Directions => Exclude the pictures and return every line exactly as written.

Dataset section =>

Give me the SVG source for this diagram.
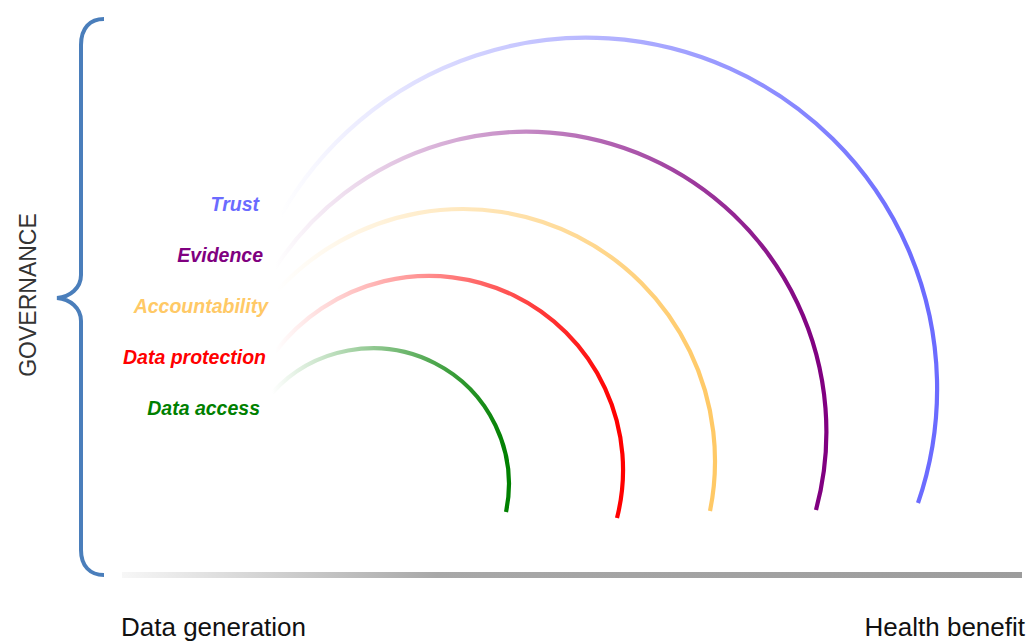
<svg xmlns="http://www.w3.org/2000/svg" width="1034" height="642" viewBox="0 0 1034 642">
<style>
.lbl{font-family:"Liberation Sans",Arial,sans-serif;font-weight:bold;font-style:italic;font-size:19.5px;text-anchor:end}
.ax{font-family:"Liberation Sans",Arial,sans-serif;font-size:26px;fill:#111}
.arc{fill:none;stroke-width:4.2;stroke-linecap:butt}
</style>
<defs>
<linearGradient id="gGreen" gradientUnits="userSpaceOnUse" x1="272" y1="0" x2="506" y2="0"><stop offset="0" stop-color="#008000" stop-opacity="0"/><stop offset="1" stop-color="#008000" stop-opacity="1"/></linearGradient>
<linearGradient id="gRed" gradientUnits="userSpaceOnUse" x1="275" y1="0" x2="617" y2="0"><stop offset="0" stop-color="#ff0000" stop-opacity="0"/><stop offset="1" stop-color="#ff0000" stop-opacity="1"/></linearGradient>
<linearGradient id="gYellow" gradientUnits="userSpaceOnUse" x1="277" y1="0" x2="710" y2="0"><stop offset="0" stop-color="#ffc966" stop-opacity="0"/><stop offset="1" stop-color="#ffc966" stop-opacity="1"/></linearGradient>
<linearGradient id="gPurple" gradientUnits="userSpaceOnUse" x1="275" y1="0" x2="816" y2="0"><stop offset="0" stop-color="#800080" stop-opacity="0"/><stop offset="1" stop-color="#800080" stop-opacity="1"/></linearGradient>
<linearGradient id="gBlue" gradientUnits="userSpaceOnUse" x1="280" y1="0" x2="918" y2="0"><stop offset="0" stop-color="#6b6bff" stop-opacity="0"/><stop offset="1" stop-color="#6b6bff" stop-opacity="1"/></linearGradient>
<linearGradient id="gAxis" gradientUnits="userSpaceOnUse" x1="122" y1="0" x2="1022" y2="0"><stop offset="0" stop-color="#f7f7f7"/><stop offset="0.35" stop-color="#a8a8a8"/><stop offset="1" stop-color="#9c9c9c"/></linearGradient>
</defs>
<rect width="1034" height="642" fill="#ffffff"/>

<g id="governance">
<path d="M104,19 C90,19 81,28 81,45 L81,275 C81,288 70,297 57,298 C70,299 81,308 81,321 L81,550 C81,566 90,575 104,575" fill="none" stroke="#4a7ebb" stroke-width="4"/>
<text transform="translate(36,295) rotate(-90)" text-anchor="middle" style="font-family:'Liberation Sans',Arial,sans-serif;font-size:23px;fill:#333">GOVERNANCE</text>
</g>

<g id="axis">
<rect x="122" y="572" width="900" height="6" fill="url(#gAxis)"/>
<text class="ax" x="121" y="636">Data generation</text>
<text class="ax" x="1025" y="636" text-anchor="end">Health benefit</text>
</g>

<g id="connectors">
<path id="arc-access" class="arc" stroke="url(#gGreen)" d="M272,393 A136,136 0 0 1 506,512"/>
<path id="arc-protection" class="arc" stroke="url(#gRed)" d="M275,352 A194,194 0 0 1 617,518"/>
<path id="arc-accountability" class="arc" stroke="url(#gYellow)" d="M277,291 A252,252 0 0 1 710,511"/>
<path id="arc-evidence" class="arc" stroke="url(#gPurple)" d="M275,268 A300,300 0 0 1 816,510"/>
<path id="arc-trust" class="arc" stroke="url(#gBlue)" d="M280,217 A351,351 0 0 1 918,503"/>
</g>

<g id="trust"><text class="lbl" x="259" y="211" fill="#6b6bff">Trust</text></g>
<g id="evidence"><text class="lbl" x="263" y="262" fill="#800080">Evidence</text></g>
<g id="accountability"><text class="lbl" x="268" y="313" fill="#ffc966">Accountability</text></g>
<g id="data-protection"><text class="lbl" x="266" y="364" fill="#ff0000">Data protection</text></g>
<g id="data-access"><text class="lbl" x="260" y="415" fill="#008000">Data access</text></g>
</svg>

Finished answer =>
Give me the SVG source for this diagram.
<svg xmlns="http://www.w3.org/2000/svg" width="1034" height="642" viewBox="0 0 1034 642">
<style>
.lbl{font-family:"Liberation Sans",Arial,sans-serif;font-weight:bold;font-style:italic;font-size:19.5px;text-anchor:end}
.ax{font-family:"Liberation Sans",Arial,sans-serif;font-size:26px;fill:#111}
.arc{fill:none;stroke-width:4.2;stroke-linecap:butt}
</style>
<defs>
<linearGradient id="gGreen" gradientUnits="userSpaceOnUse" x1="272" y1="0" x2="506" y2="0"><stop offset="0" stop-color="#008000" stop-opacity="0"/><stop offset="1" stop-color="#008000" stop-opacity="1"/></linearGradient>
<linearGradient id="gRed" gradientUnits="userSpaceOnUse" x1="275" y1="0" x2="617" y2="0"><stop offset="0" stop-color="#ff0000" stop-opacity="0"/><stop offset="1" stop-color="#ff0000" stop-opacity="1"/></linearGradient>
<linearGradient id="gYellow" gradientUnits="userSpaceOnUse" x1="277" y1="0" x2="710" y2="0"><stop offset="0" stop-color="#ffc966" stop-opacity="0"/><stop offset="1" stop-color="#ffc966" stop-opacity="1"/></linearGradient>
<linearGradient id="gPurple" gradientUnits="userSpaceOnUse" x1="275" y1="0" x2="816" y2="0"><stop offset="0" stop-color="#800080" stop-opacity="0"/><stop offset="1" stop-color="#800080" stop-opacity="1"/></linearGradient>
<linearGradient id="gBlue" gradientUnits="userSpaceOnUse" x1="280" y1="0" x2="918" y2="0"><stop offset="0" stop-color="#6b6bff" stop-opacity="0"/><stop offset="1" stop-color="#6b6bff" stop-opacity="1"/></linearGradient>
<linearGradient id="gAxis" gradientUnits="userSpaceOnUse" x1="122" y1="0" x2="1022" y2="0"><stop offset="0" stop-color="#f7f7f7"/><stop offset="0.35" stop-color="#a8a8a8"/><stop offset="1" stop-color="#9c9c9c"/></linearGradient>
</defs>
<rect width="1034" height="642" fill="#ffffff"/>

<g id="governance">
<path d="M104,19 C90,19 81,28 81,45 L81,275 C81,288 70,297 57,298 C70,299 81,308 81,321 L81,550 C81,566 90,575 104,575" fill="none" stroke="#4a7ebb" stroke-width="4"/>
<text transform="translate(36,295) rotate(-90)" text-anchor="middle" style="font-family:'Liberation Sans',Arial,sans-serif;font-size:23px;fill:#333">GOVERNANCE</text>
</g>

<g id="axis">
<rect x="122" y="572" width="900" height="6" fill="url(#gAxis)"/>
<text class="ax" x="121" y="636">Data generation</text>
<text class="ax" x="1025" y="636" text-anchor="end">Health benefit</text>
</g>

<g id="connectors">
<path id="arc-access" class="arc" stroke="url(#gGreen)" d="M272,393 A136,136 0 0 1 506,512"/>
<path id="arc-protection" class="arc" stroke="url(#gRed)" d="M275,352 A194,194 0 0 1 617,518"/>
<path id="arc-accountability" class="arc" stroke="url(#gYellow)" d="M277,291 A252,252 0 0 1 710,511"/>
<path id="arc-evidence" class="arc" stroke="url(#gPurple)" d="M275,268 A300,300 0 0 1 816,510"/>
<path id="arc-trust" class="arc" stroke="url(#gBlue)" d="M280,217 A351,351 0 0 1 918,503"/>
</g>

<g id="trust"><text class="lbl" x="259" y="211" fill="#6b6bff">Trust</text></g>
<g id="evidence"><text class="lbl" x="263" y="262" fill="#800080">Evidence</text></g>
<g id="accountability"><text class="lbl" x="268" y="313" fill="#ffc966">Accountability</text></g>
<g id="data-protection"><text class="lbl" x="266" y="364" fill="#ff0000">Data protection</text></g>
<g id="data-access"><text class="lbl" x="260" y="415" fill="#008000">Data access</text></g>
</svg>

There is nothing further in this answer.